## [Written exercise]
Transcribe all of the material exactly. Any picture in it should be left out.

## [Provided material]
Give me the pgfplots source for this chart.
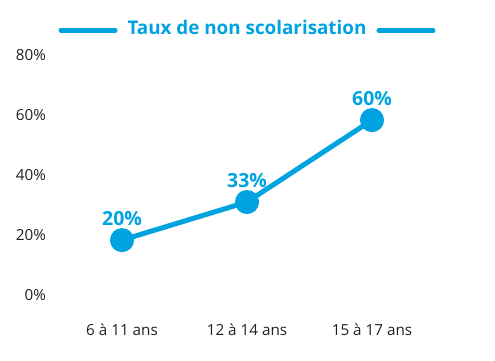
\documentclass[border=0pt]{standalone}
\usepackage{pgfplots}
\pgfplotsset{compat=1.18}
\usepackage{fontspec}
\setmainfont{Open Sans}
\definecolor{cblue}{RGB}{0,163,224}
\definecolor{ctxt}{RGB}{35,31,32}
\begin{document}
\begin{tikzpicture}[x=1bp,y=1bp]
\path (0,0) rectangle (495,360);
\begin{axis}[
  at={(59.5bp,65bp)}, anchor=south west,
  scale only axis, width=375bp, height=240bp,
  xmin=-0.5, xmax=2.5, ymin=0, ymax=80,
  axis line style={draw=none}, tick style={draw=none},
  major tick length=0pt,
  xtick={0,1,2},
  xticklabels={6 à 11 ans, 12 à 14 ans, 15 à 17 ans},
  ytick={0,20,40,60,80},
  yticklabel={\pgfmathprintnumber{\tick}\%},
  /pgf/number format/assume math mode=true,
  tick label style={font=\fontsize{15.3}{18}\selectfont, text=ctxt},
  xticklabel style={anchor=base, yshift=-40bp},
  yticklabel style={anchor=east, inner sep=0pt, xshift=-13.5bp},
  clip=false,
  title style={at={(0.5,1)}, anchor=center, yshift=22bp, inner sep=0pt},
  title={\tikz[baseline={(0,-0.36em)}]\draw[cblue,line width=5bp,line cap=round](0,0)--(54bp,0);\hspace{10bp}{\color{cblue}\fontsize{18.9}{20}\bfseries\selectfont Taux de non scolarisation}\hspace{10bp}\tikz[baseline={(0,-0.36em)}]\draw[cblue,line width=5bp,line cap=round](0,0)--(54bp,0);},
]
\addplot[cblue, line width=5bp, mark=*, mark size=9.5bp, mark options={solid},
  point meta=explicit symbolic, nodes near coords,
  every node near coord/.append style={anchor=base, yshift=15bp, inner sep=0pt,
    font=\fontsize{19.5}{20}\bfseries\selectfont, text=cblue}]
coordinates {(0,18.3) [20\%] (1,31) [33\%] (2,58.3) [60\%]};
\end{axis}
\end{tikzpicture}
\end{document}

## [Exercise output]
Give me the pgfplots source for this chart.
\documentclass[border=0pt]{standalone}
\usepackage{pgfplots}
\pgfplotsset{compat=1.18}
\usepackage{fontspec}
\setmainfont{Open Sans}
\definecolor{cblue}{RGB}{0,163,224}
\definecolor{ctxt}{RGB}{35,31,32}
\begin{document}
\begin{tikzpicture}[x=1bp,y=1bp]
\path (0,0) rectangle (495,360);
\begin{axis}[
  at={(59.5bp,65bp)}, anchor=south west,
  scale only axis, width=375bp, height=240bp,
  xmin=-0.5, xmax=2.5, ymin=0, ymax=80,
  axis line style={draw=none}, tick style={draw=none},
  major tick length=0pt,
  xtick={0,1,2},
  xticklabels={6 à 11 ans, 12 à 14 ans, 15 à 17 ans},
  ytick={0,20,40,60,80},
  yticklabel={\pgfmathprintnumber{\tick}\%},
  /pgf/number format/assume math mode=true,
  tick label style={font=\fontsize{15.3}{18}\selectfont, text=ctxt},
  xticklabel style={anchor=base, yshift=-40bp},
  yticklabel style={anchor=east, inner sep=0pt, xshift=-13.5bp},
  clip=false,
  title style={at={(0.5,1)}, anchor=center, yshift=22bp, inner sep=0pt},
  title={\tikz[baseline={(0,-0.36em)}]\draw[cblue,line width=5bp,line cap=round](0,0)--(54bp,0);\hspace{10bp}{\color{cblue}\fontsize{18.9}{20}\bfseries\selectfont Taux de non scolarisation}\hspace{10bp}\tikz[baseline={(0,-0.36em)}]\draw[cblue,line width=5bp,line cap=round](0,0)--(54bp,0);},
]
\addplot[cblue, line width=5bp, mark=*, mark size=9.5bp, mark options={solid},
  point meta=explicit symbolic, nodes near coords,
  every node near coord/.append style={anchor=base, yshift=15bp, inner sep=0pt,
    font=\fontsize{19.5}{20}\bfseries\selectfont, text=cblue}]
coordinates {(0,18.3) [20\%] (1,31) [33\%] (2,58.3) [60\%]};
\end{axis}
\end{tikzpicture}
\end{document}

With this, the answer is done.